Items from a data source:
— START —
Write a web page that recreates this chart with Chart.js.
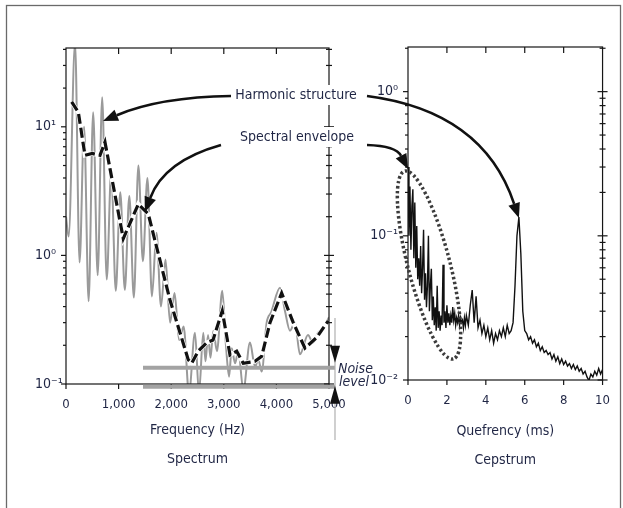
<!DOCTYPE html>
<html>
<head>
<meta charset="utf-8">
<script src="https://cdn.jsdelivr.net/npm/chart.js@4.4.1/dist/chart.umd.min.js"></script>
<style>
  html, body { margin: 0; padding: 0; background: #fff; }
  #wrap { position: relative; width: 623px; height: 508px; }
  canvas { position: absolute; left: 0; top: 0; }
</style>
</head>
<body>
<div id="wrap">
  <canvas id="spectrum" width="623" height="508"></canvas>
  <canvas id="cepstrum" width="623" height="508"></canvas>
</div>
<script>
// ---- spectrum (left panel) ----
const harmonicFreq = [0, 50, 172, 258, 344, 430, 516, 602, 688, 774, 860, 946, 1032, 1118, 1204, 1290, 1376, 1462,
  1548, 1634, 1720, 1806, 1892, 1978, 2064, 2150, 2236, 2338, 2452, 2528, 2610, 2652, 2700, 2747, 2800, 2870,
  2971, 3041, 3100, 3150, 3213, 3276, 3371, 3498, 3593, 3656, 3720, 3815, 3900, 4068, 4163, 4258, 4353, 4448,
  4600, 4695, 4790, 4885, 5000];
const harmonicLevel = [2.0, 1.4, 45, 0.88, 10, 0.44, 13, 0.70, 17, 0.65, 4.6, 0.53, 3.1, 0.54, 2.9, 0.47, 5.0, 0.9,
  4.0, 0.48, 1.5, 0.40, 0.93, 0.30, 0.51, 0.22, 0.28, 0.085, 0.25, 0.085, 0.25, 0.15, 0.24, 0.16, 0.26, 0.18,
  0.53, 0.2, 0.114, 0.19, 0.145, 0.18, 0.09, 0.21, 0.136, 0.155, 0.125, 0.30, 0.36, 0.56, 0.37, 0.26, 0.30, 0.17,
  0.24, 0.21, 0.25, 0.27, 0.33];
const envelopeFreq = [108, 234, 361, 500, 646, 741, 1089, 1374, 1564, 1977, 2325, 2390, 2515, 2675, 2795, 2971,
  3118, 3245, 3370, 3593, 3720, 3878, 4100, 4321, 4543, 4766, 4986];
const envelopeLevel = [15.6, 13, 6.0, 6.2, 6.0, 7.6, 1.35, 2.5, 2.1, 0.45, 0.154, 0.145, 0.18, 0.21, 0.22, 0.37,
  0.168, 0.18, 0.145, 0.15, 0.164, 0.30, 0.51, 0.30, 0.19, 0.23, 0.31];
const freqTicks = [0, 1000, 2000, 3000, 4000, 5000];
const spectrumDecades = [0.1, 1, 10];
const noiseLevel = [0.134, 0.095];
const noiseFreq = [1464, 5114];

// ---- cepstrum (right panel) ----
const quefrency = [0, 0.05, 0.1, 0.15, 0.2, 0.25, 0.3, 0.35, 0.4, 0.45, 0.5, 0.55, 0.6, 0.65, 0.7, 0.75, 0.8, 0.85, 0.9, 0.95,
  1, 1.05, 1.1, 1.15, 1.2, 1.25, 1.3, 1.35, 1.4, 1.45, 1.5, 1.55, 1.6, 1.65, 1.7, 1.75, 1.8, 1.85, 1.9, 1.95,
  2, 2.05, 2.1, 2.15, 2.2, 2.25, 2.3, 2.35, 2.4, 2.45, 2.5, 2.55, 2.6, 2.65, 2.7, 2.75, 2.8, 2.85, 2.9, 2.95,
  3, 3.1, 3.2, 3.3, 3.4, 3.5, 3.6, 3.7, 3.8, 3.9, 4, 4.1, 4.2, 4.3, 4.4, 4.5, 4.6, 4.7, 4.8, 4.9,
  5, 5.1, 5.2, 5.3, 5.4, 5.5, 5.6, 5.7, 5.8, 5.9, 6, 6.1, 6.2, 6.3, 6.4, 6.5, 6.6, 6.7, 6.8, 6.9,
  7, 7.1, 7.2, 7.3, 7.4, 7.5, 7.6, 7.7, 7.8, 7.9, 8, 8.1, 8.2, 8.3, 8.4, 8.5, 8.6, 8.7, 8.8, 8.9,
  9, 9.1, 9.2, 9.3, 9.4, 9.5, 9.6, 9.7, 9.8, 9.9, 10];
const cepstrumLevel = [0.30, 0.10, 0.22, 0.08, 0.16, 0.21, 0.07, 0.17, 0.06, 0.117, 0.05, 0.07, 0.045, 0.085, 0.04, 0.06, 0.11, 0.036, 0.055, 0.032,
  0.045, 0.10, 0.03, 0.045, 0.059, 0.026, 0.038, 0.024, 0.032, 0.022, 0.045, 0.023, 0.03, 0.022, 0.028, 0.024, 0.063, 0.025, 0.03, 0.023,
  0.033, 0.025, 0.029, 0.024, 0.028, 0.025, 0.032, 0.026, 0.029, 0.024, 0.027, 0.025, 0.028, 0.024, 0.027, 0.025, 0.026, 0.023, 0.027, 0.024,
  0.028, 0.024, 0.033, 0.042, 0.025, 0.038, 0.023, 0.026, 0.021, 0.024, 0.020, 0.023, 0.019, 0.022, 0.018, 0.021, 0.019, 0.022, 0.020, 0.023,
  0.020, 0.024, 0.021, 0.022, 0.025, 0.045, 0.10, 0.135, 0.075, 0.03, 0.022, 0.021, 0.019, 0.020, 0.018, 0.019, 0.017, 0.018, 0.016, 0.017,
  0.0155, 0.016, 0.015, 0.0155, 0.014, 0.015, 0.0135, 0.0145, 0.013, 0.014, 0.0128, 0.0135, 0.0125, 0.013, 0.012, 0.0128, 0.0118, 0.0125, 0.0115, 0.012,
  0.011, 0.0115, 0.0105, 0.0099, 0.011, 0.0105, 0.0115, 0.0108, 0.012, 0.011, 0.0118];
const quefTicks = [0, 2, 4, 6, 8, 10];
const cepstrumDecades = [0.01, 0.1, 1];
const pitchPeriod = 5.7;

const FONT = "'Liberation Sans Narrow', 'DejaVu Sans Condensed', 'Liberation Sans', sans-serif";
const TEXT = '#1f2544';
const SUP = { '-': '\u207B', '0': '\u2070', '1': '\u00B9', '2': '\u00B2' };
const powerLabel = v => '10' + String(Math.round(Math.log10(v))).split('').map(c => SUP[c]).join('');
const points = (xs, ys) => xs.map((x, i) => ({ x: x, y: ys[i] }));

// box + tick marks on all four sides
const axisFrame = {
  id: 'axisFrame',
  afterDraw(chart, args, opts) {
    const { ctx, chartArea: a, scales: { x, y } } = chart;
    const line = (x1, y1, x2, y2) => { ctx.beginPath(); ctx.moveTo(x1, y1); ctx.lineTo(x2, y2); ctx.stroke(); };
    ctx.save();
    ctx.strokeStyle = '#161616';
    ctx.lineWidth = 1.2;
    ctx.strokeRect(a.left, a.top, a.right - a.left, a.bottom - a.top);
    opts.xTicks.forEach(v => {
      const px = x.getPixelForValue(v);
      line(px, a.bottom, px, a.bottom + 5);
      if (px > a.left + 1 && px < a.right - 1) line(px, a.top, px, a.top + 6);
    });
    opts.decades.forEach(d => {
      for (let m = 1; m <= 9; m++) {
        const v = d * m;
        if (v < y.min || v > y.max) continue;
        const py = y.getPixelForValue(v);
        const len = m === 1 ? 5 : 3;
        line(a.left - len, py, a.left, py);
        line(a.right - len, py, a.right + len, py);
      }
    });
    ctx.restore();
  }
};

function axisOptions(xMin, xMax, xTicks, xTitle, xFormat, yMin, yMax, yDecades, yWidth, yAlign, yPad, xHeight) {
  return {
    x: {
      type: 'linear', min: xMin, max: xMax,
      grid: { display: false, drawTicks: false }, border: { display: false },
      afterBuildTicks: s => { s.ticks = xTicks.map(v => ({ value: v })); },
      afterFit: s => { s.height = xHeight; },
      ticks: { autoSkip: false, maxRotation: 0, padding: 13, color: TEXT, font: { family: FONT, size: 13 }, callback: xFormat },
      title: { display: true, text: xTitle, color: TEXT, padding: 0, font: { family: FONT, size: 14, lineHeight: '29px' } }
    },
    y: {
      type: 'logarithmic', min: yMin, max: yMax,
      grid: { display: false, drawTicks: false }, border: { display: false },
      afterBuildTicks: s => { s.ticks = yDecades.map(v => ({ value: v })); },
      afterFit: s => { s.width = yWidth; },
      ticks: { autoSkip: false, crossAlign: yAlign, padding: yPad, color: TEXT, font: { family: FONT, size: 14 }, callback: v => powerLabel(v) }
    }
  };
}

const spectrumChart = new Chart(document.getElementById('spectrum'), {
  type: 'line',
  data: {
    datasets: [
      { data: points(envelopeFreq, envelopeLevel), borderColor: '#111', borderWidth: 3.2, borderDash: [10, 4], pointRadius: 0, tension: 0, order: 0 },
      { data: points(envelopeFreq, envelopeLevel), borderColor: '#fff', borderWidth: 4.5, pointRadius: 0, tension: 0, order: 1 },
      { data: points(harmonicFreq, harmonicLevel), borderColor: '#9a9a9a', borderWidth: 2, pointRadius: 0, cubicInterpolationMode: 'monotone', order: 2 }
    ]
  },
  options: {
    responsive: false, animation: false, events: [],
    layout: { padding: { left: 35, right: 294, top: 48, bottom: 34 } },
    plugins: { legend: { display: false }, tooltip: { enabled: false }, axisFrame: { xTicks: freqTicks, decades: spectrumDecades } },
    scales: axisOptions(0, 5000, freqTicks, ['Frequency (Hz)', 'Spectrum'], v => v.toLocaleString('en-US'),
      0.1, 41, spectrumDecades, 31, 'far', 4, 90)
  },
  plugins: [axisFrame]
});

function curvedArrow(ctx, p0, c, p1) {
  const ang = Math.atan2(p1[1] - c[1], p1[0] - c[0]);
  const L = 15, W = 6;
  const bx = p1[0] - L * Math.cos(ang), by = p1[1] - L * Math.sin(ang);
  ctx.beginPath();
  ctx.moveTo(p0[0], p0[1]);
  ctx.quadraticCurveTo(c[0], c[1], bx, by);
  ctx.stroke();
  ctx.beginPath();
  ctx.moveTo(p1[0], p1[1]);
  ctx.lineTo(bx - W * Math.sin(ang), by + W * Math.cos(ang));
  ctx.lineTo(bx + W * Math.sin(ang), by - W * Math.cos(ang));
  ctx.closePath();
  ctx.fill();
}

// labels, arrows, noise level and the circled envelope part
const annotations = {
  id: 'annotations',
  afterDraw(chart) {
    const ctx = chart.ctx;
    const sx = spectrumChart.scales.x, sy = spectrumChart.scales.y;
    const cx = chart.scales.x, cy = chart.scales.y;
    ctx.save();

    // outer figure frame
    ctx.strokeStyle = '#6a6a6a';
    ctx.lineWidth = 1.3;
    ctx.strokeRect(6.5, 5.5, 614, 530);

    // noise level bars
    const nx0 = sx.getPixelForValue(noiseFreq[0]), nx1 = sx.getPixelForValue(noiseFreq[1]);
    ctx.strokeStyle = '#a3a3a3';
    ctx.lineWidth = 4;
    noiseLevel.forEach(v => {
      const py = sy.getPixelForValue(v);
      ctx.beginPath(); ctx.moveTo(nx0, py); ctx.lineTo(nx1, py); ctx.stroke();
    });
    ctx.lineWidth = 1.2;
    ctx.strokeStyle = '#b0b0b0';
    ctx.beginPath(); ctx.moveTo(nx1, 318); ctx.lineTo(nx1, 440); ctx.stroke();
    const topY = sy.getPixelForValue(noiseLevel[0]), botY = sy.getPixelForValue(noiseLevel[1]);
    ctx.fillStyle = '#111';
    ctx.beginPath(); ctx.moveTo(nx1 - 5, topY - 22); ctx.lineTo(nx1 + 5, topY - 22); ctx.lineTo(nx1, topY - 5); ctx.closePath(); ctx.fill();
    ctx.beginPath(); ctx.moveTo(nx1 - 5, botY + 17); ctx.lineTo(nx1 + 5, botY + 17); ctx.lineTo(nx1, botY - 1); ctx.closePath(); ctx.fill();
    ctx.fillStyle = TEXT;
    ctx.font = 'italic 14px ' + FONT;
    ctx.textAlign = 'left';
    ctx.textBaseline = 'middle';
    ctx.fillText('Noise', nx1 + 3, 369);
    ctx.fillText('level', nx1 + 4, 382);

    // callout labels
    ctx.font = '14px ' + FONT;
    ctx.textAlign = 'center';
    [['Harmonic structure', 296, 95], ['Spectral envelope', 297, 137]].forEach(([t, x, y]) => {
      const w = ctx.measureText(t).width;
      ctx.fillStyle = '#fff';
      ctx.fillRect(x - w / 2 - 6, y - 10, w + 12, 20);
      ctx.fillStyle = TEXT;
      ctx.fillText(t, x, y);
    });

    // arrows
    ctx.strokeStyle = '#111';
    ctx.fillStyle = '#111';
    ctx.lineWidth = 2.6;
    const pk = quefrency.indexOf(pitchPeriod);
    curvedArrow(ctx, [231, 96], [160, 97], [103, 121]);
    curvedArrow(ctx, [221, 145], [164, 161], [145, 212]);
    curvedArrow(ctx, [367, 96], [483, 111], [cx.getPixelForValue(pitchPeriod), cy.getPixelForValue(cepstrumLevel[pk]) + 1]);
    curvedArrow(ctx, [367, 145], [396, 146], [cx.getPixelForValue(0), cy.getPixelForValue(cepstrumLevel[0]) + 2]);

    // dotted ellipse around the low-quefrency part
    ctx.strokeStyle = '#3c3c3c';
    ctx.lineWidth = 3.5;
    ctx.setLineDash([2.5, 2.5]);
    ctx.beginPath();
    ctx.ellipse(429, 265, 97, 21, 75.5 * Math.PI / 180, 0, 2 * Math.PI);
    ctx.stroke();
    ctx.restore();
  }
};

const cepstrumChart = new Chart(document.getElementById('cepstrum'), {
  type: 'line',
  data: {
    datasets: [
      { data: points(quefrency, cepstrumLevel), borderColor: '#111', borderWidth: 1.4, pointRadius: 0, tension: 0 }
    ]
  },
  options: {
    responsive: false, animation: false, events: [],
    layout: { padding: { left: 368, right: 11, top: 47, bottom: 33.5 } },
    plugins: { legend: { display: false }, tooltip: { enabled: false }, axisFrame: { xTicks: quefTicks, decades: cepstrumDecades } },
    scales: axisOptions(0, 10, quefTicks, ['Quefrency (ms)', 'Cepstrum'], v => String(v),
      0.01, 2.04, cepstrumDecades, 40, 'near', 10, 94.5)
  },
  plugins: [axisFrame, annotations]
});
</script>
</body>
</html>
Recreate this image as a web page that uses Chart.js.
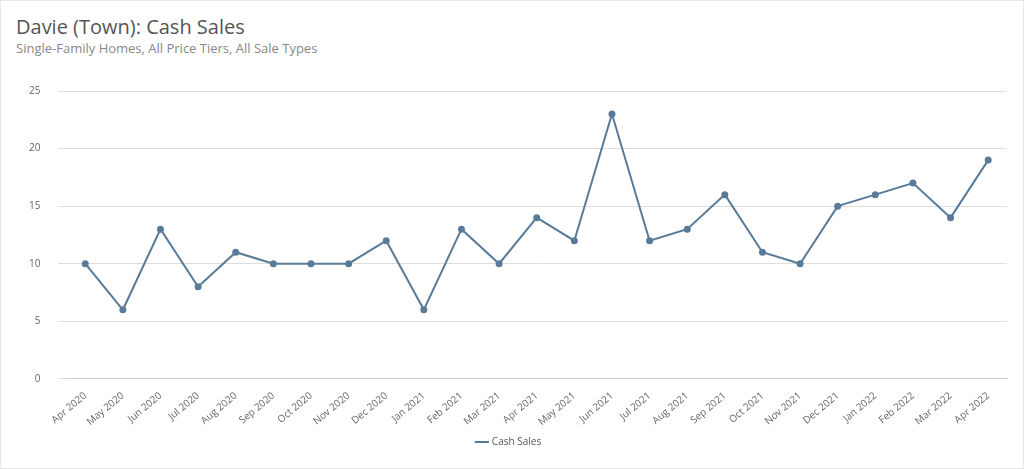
— END —
#### [What is required]
Identify the lines of the entries containing the string "that". Copy each such line.

#### [Result below]
Write a web page that recreates this chart with Chart.js.
Recreate this image as a web page that uses Chart.js.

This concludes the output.